If you're considering a life in academia it's worth watching this video and deciding if it's worth it to you or not. All of this is true.

https://www.youtube.com/watch?v=LKiBlGDfRU8

For me the answer is yes, despite all the problems, for two reasons.

Firstly, I'm lucky enough that I do have considerable freedom to work on the things that I'm interested in. If I was more interested in success or if I was on a 'soft money' position and forced to chase constant grants, I don't know if that would be true. But, such luck is rare.

Secondly, as a socialist I would feel very uncomfortable spending my creative energy on most of the non-academic things I'm qualified for: advertising and surveillance (i.e. tech companies), finance, or startups (making venture capitalists even richer). I could imagine academia getting bad enough that I'd make that choice, but for me it's not there yet. I completely understand that it is that bad for others and I mean no criticism of them.

In a way I suppose this is a sort of defence of academia, but it's a half hearted one at best. I think it's absolutely tragic and depressing that academia has become like this. Doing research should be one of the most joyful and creative things anyone could do with their lives.

Didn't know about this before posting and I think because of the interesting discussion that followed I'll leave my post up, but do see this comment since it seems the author of the YouTube video has some problematic views.

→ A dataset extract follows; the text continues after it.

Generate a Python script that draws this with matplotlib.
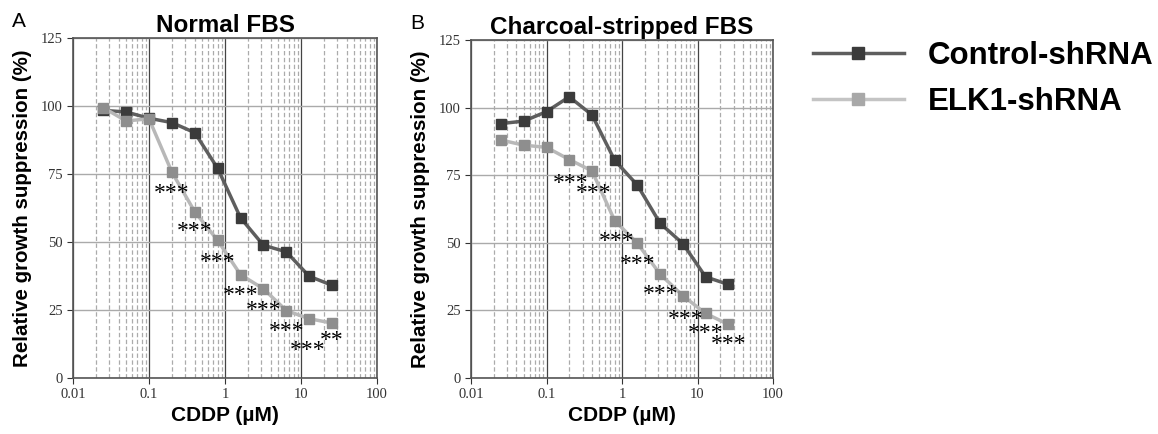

https://synapse.cafe/@axoaxonic/112225621387460997

My dream died, and now I'm here

YouTube

@neuralreckoning
Thanks for this. I watched. Good to discuss.

I don’t deny anyone’s experience. Thus story is horrible and I believe that all this happened to her.

That said, I’m worried about encouraging the next gen to watch this video as representative of academia and decide if they want to sign up. I certainly don’t agree that all the statements in the video about science at large are true!. Certainly if I experienced what she experienced, I would leave too. The thing I’d like to emphasize is that we aren’t all experiencing that (and this is why we stay; we’re not suffering hopelessly). I would go as far as to say with confidence that hers is an extreme case.

I acknowledge that I’m coming from a position of good fortune here, surrounded by other fortunate people. And we have to be careful about survivor bias, absolutely. But let’s also be equally careful about making academia sound like a horror show. (I suspect that wasn’t your intent here! But could be interpreted that way maybe?)

@NicoleCRust what would you say specifically doesn’t apply to a universal academic experience from the video?

Personally I think it’s important to expose the reality of the current academic system to anyone who might want to enter it. When I decided that what I wanted to do with my life was research, I thought the path to permanent researcher was straightforward: masters, Phd, permanent position. Haha.

Would I have not entered “academia” had I known how convoluted, compromise-based and basically unscientific getting a permanent position was - a position which doesn’t even involve doing that much research in most cases? I don’t think so personally but I know many others would go a different way if they had the full picture. Plus the general public is the one basically funding this system and should be made aware that it’s not going well and needs to be improved somehow!

@neuralreckoning

@elduvelle @neuralreckoning

As a few examples:

Academia isn't about knowledge discovery; it's about money making.

Science is a money making machine in which students and postdocs are burnt out to bring in money for the institution.

Most of academic research that your taxes pay for is almost certainly bullshit.

...

I'm not claiming that she isn't raising some important issues about the scientific pipeline and how women/families are treated. These are important and we need to address them! But by mixing them in with these over-the-top (and I would say misleading and inaccurate) statements - I just don't see how that's productive.

@NicoleCRust @neuralreckoning I see, yes these are a bit over-the-top, they would probably be more realistic if more nuanced…

In my experience (i.e. in my field) they definitely have some truth to them… the exploitation of postdocs and phd students… the pressure to get grants… the need to ask for funding for “cool & quickly feasible” projects that may not be the ones you’re actually interested in… the papers that get published with misleading or just wrong results because that’s what the “top journals” demand… 😕 I know that not all researchers submit to this system but there is no question that some do, I guess the question is: to what extend does this happen?

@elduvelle @neuralreckoning

Yes! These are important topics for conversation, absolutely. I agree. (In fact, earlier this week I had many of these on a slide in a talk). We are unified in wanting to pinpoint problems and find solutions, for sure.